> _GOAL_:
Can you reproduce the data beneath, keeping every line exact?

> _RECORDED INFORMATION_:
_ _ _
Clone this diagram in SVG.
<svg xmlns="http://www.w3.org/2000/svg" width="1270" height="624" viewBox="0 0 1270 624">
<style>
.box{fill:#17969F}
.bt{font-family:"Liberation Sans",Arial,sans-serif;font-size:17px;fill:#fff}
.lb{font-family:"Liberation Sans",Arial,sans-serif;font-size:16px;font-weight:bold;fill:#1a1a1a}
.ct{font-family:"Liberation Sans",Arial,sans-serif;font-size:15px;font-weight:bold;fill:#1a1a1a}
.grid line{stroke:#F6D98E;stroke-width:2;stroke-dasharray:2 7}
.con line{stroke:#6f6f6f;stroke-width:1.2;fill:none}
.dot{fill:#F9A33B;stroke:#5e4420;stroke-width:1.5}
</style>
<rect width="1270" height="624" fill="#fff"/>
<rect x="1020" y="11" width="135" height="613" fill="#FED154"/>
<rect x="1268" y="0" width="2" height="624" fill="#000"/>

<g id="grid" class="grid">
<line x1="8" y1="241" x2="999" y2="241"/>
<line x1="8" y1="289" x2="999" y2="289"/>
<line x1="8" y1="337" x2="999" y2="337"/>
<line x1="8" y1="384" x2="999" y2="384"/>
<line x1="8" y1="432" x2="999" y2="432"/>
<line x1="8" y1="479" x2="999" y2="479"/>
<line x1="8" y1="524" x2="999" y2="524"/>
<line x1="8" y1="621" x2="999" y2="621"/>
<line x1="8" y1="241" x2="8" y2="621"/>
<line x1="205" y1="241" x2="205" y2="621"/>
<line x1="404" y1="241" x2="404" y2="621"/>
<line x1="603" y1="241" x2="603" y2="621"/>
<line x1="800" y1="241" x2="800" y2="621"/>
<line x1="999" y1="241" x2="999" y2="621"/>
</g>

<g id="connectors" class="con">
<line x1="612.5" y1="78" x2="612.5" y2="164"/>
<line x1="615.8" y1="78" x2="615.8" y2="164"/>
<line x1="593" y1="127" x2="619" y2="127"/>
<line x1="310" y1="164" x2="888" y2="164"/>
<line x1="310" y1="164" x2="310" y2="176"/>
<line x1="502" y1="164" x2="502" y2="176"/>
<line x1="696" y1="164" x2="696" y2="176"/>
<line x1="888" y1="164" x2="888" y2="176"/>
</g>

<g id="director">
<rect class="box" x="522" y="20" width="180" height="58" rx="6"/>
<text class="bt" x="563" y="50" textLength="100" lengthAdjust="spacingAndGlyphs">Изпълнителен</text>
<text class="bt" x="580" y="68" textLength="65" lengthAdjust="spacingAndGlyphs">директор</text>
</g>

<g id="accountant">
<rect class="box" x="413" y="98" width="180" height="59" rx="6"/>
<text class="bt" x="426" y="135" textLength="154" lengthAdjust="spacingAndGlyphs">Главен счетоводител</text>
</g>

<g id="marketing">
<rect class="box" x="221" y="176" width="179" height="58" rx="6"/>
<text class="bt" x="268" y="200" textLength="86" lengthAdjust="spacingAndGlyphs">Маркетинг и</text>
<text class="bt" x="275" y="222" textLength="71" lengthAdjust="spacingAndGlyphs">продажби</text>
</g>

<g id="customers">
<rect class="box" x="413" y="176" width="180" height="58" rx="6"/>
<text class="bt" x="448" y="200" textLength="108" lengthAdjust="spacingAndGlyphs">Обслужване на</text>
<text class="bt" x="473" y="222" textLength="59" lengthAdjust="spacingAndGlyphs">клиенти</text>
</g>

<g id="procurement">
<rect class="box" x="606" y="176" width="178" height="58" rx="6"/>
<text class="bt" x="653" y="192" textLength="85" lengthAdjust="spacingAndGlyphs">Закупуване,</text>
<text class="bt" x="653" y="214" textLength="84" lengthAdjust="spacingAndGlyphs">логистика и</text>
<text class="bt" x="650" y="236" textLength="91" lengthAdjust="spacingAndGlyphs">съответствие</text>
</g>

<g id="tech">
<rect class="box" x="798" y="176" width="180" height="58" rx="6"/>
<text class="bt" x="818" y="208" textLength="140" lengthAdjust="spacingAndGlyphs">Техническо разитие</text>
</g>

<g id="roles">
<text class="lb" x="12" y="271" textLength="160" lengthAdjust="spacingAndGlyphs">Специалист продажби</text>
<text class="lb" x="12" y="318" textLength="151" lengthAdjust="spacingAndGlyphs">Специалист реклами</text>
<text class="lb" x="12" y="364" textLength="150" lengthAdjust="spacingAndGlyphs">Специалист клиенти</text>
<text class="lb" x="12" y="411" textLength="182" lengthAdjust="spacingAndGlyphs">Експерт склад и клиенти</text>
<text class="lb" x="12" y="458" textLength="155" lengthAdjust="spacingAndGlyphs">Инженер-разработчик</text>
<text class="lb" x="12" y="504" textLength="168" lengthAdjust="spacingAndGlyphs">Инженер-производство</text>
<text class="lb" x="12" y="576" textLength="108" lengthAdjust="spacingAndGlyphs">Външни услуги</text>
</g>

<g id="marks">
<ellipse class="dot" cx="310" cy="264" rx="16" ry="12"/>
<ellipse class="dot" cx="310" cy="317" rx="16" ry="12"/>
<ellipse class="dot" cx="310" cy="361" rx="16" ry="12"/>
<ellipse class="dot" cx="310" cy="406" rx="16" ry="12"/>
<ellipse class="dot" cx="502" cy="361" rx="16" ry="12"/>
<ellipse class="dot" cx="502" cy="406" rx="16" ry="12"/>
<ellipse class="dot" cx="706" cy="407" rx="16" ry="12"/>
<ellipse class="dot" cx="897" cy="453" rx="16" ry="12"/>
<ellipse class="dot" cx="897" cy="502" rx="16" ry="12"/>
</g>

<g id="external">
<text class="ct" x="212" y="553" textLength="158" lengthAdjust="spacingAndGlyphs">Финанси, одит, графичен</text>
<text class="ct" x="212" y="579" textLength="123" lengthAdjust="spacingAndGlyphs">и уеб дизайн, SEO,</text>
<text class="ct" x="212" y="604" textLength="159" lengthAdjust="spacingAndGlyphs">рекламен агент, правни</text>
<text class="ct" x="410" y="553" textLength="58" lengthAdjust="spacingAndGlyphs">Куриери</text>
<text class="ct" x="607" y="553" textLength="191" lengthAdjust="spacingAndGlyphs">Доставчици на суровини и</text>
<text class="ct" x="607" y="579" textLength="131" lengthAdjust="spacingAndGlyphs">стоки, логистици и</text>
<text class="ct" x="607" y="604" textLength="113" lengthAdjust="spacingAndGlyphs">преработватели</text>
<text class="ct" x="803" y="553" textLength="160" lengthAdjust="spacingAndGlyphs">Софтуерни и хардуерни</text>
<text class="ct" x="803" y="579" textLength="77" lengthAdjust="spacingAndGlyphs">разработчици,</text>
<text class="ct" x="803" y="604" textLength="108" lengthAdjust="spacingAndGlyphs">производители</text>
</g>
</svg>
_ _ _
> _TASK RESULT_:
Clone this diagram in SVG.
<svg xmlns="http://www.w3.org/2000/svg" width="1270" height="624" viewBox="0 0 1270 624">
<style>
.box{fill:#17969F}
.bt{font-family:"Liberation Sans",Arial,sans-serif;font-size:17px;fill:#fff}
.lb{font-family:"Liberation Sans",Arial,sans-serif;font-size:16px;font-weight:bold;fill:#1a1a1a}
.ct{font-family:"Liberation Sans",Arial,sans-serif;font-size:15px;font-weight:bold;fill:#1a1a1a}
.grid line{stroke:#F6D98E;stroke-width:2;stroke-dasharray:2 7}
.con line{stroke:#6f6f6f;stroke-width:1.2;fill:none}
.dot{fill:#F9A33B;stroke:#5e4420;stroke-width:1.5}
</style>
<rect width="1270" height="624" fill="#fff"/>
<rect x="1020" y="11" width="135" height="613" fill="#FED154"/>
<rect x="1268" y="0" width="2" height="624" fill="#000"/>

<g id="grid" class="grid">
<line x1="8" y1="241" x2="999" y2="241"/>
<line x1="8" y1="289" x2="999" y2="289"/>
<line x1="8" y1="337" x2="999" y2="337"/>
<line x1="8" y1="384" x2="999" y2="384"/>
<line x1="8" y1="432" x2="999" y2="432"/>
<line x1="8" y1="479" x2="999" y2="479"/>
<line x1="8" y1="524" x2="999" y2="524"/>
<line x1="8" y1="621" x2="999" y2="621"/>
<line x1="8" y1="241" x2="8" y2="621"/>
<line x1="205" y1="241" x2="205" y2="621"/>
<line x1="404" y1="241" x2="404" y2="621"/>
<line x1="603" y1="241" x2="603" y2="621"/>
<line x1="800" y1="241" x2="800" y2="621"/>
<line x1="999" y1="241" x2="999" y2="621"/>
</g>

<g id="connectors" class="con">
<line x1="612.5" y1="78" x2="612.5" y2="164"/>
<line x1="615.8" y1="78" x2="615.8" y2="164"/>
<line x1="593" y1="127" x2="619" y2="127"/>
<line x1="310" y1="164" x2="888" y2="164"/>
<line x1="310" y1="164" x2="310" y2="176"/>
<line x1="502" y1="164" x2="502" y2="176"/>
<line x1="696" y1="164" x2="696" y2="176"/>
<line x1="888" y1="164" x2="888" y2="176"/>
</g>

<g id="director">
<rect class="box" x="522" y="20" width="180" height="58" rx="6"/>
<text class="bt" x="563" y="50" textLength="100" lengthAdjust="spacingAndGlyphs">Изпълнителен</text>
<text class="bt" x="580" y="68" textLength="65" lengthAdjust="spacingAndGlyphs">директор</text>
</g>

<g id="accountant">
<rect class="box" x="413" y="98" width="180" height="59" rx="6"/>
<text class="bt" x="426" y="135" textLength="154" lengthAdjust="spacingAndGlyphs">Главен счетоводител</text>
</g>

<g id="marketing">
<rect class="box" x="221" y="176" width="179" height="58" rx="6"/>
<text class="bt" x="268" y="200" textLength="86" lengthAdjust="spacingAndGlyphs">Маркетинг и</text>
<text class="bt" x="275" y="222" textLength="71" lengthAdjust="spacingAndGlyphs">продажби</text>
</g>

<g id="customers">
<rect class="box" x="413" y="176" width="180" height="58" rx="6"/>
<text class="bt" x="448" y="200" textLength="108" lengthAdjust="spacingAndGlyphs">Обслужване на</text>
<text class="bt" x="473" y="222" textLength="59" lengthAdjust="spacingAndGlyphs">клиенти</text>
</g>

<g id="procurement">
<rect class="box" x="606" y="176" width="178" height="58" rx="6"/>
<text class="bt" x="653" y="192" textLength="85" lengthAdjust="spacingAndGlyphs">Закупуване,</text>
<text class="bt" x="653" y="214" textLength="84" lengthAdjust="spacingAndGlyphs">логистика и</text>
<text class="bt" x="650" y="236" textLength="91" lengthAdjust="spacingAndGlyphs">съответствие</text>
</g>

<g id="tech">
<rect class="box" x="798" y="176" width="180" height="58" rx="6"/>
<text class="bt" x="818" y="208" textLength="140" lengthAdjust="spacingAndGlyphs">Техническо разитие</text>
</g>

<g id="roles">
<text class="lb" x="12" y="271" textLength="160" lengthAdjust="spacingAndGlyphs">Специалист продажби</text>
<text class="lb" x="12" y="318" textLength="151" lengthAdjust="spacingAndGlyphs">Специалист реклами</text>
<text class="lb" x="12" y="364" textLength="150" lengthAdjust="spacingAndGlyphs">Специалист клиенти</text>
<text class="lb" x="12" y="411" textLength="182" lengthAdjust="spacingAndGlyphs">Експерт склад и клиенти</text>
<text class="lb" x="12" y="458" textLength="155" lengthAdjust="spacingAndGlyphs">Инженер-разработчик</text>
<text class="lb" x="12" y="504" textLength="168" lengthAdjust="spacingAndGlyphs">Инженер-производство</text>
<text class="lb" x="12" y="576" textLength="108" lengthAdjust="spacingAndGlyphs">Външни услуги</text>
</g>

<g id="marks">
<ellipse class="dot" cx="310" cy="264" rx="16" ry="12"/>
<ellipse class="dot" cx="310" cy="317" rx="16" ry="12"/>
<ellipse class="dot" cx="310" cy="361" rx="16" ry="12"/>
<ellipse class="dot" cx="310" cy="406" rx="16" ry="12"/>
<ellipse class="dot" cx="502" cy="361" rx="16" ry="12"/>
<ellipse class="dot" cx="502" cy="406" rx="16" ry="12"/>
<ellipse class="dot" cx="706" cy="407" rx="16" ry="12"/>
<ellipse class="dot" cx="897" cy="453" rx="16" ry="12"/>
<ellipse class="dot" cx="897" cy="502" rx="16" ry="12"/>
</g>

<g id="external">
<text class="ct" x="212" y="553" textLength="158" lengthAdjust="spacingAndGlyphs">Финанси, одит, графичен</text>
<text class="ct" x="212" y="579" textLength="123" lengthAdjust="spacingAndGlyphs">и уеб дизайн, SEO,</text>
<text class="ct" x="212" y="604" textLength="159" lengthAdjust="spacingAndGlyphs">рекламен агент, правни</text>
<text class="ct" x="410" y="553" textLength="58" lengthAdjust="spacingAndGlyphs">Куриери</text>
<text class="ct" x="607" y="553" textLength="191" lengthAdjust="spacingAndGlyphs">Доставчици на суровини и</text>
<text class="ct" x="607" y="579" textLength="131" lengthAdjust="spacingAndGlyphs">стоки, логистици и</text>
<text class="ct" x="607" y="604" textLength="113" lengthAdjust="spacingAndGlyphs">преработватели</text>
<text class="ct" x="803" y="553" textLength="160" lengthAdjust="spacingAndGlyphs">Софтуерни и хардуерни</text>
<text class="ct" x="803" y="579" textLength="77" lengthAdjust="spacingAndGlyphs">разработчици,</text>
<text class="ct" x="803" y="604" textLength="108" lengthAdjust="spacingAndGlyphs">производители</text>
</g>
</svg>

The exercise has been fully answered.